The Report on Jobs is unique in providing the most comprehensive guide to the UK labour market, drawing on original survey data provided by recruitment consultancies and employers to provide the first indication each month of labour market trends.
The main findings for December are:
Slower rises in permanent and temporary appointments…
Although there were further increases in permanent and temporary staff appointments during December, in both cases the rates of growth eased since November.
…despite vacancies increasing at faster pace
Demand for staff continued to rise in December. The rate of expansion of overall job vacancies quickened to the fastest in 20 months. Data signalled increased vacancies from both private and public sector employers.
Fall in availability of permanent staff
The availability of permanent staff declined in December for the first time since April, albeit modestly. Temporary/contract staff availability was meanwhile unchanged, ending a 56-month sequence of growth.
Moderate increases in wages and salaries
Rates of inflation of permanent salaries and temp wages quickened to 15- and nine-month highs respectively in December, although remained modest overall.
Commenting on the latest survey results, Bernard Brown, Partner and Head of Business Services at KPMG, said:
“It’s concerning to see the pace of recruitment slowing. Job placements may still be moving in the right direction but questions must now be asked about whether the declining rate of growth is indicative of a longer-term problem. It seems that the time lag many economists spoke about towards the end of last year is shrinking, as employers delay decisions until they have more certainty about the economy.
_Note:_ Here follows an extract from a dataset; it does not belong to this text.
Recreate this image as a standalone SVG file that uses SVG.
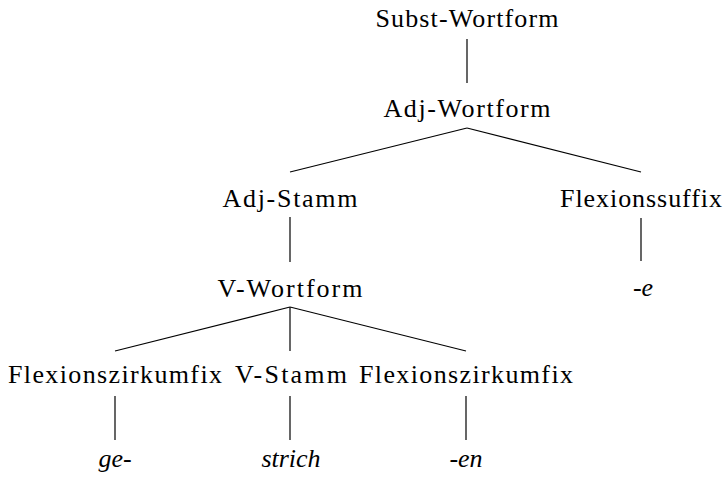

Individuals are also showing signs that they’d rather stick with what they know, as the numbers making themselves available for permanent roles has dropped for the first time since April 2012.
“However, with some areas of the country outperforming others and the private sector seeing more job placements in December the hope must be that employers will handle this latest setback. They certainly reacted positively to news that a fiscal cliff was avoided in the US and, if this is anything to go by, we should see the trend for rising employment continue. It may be slower than in the last few months of 2012, but growth should still be welcomed.”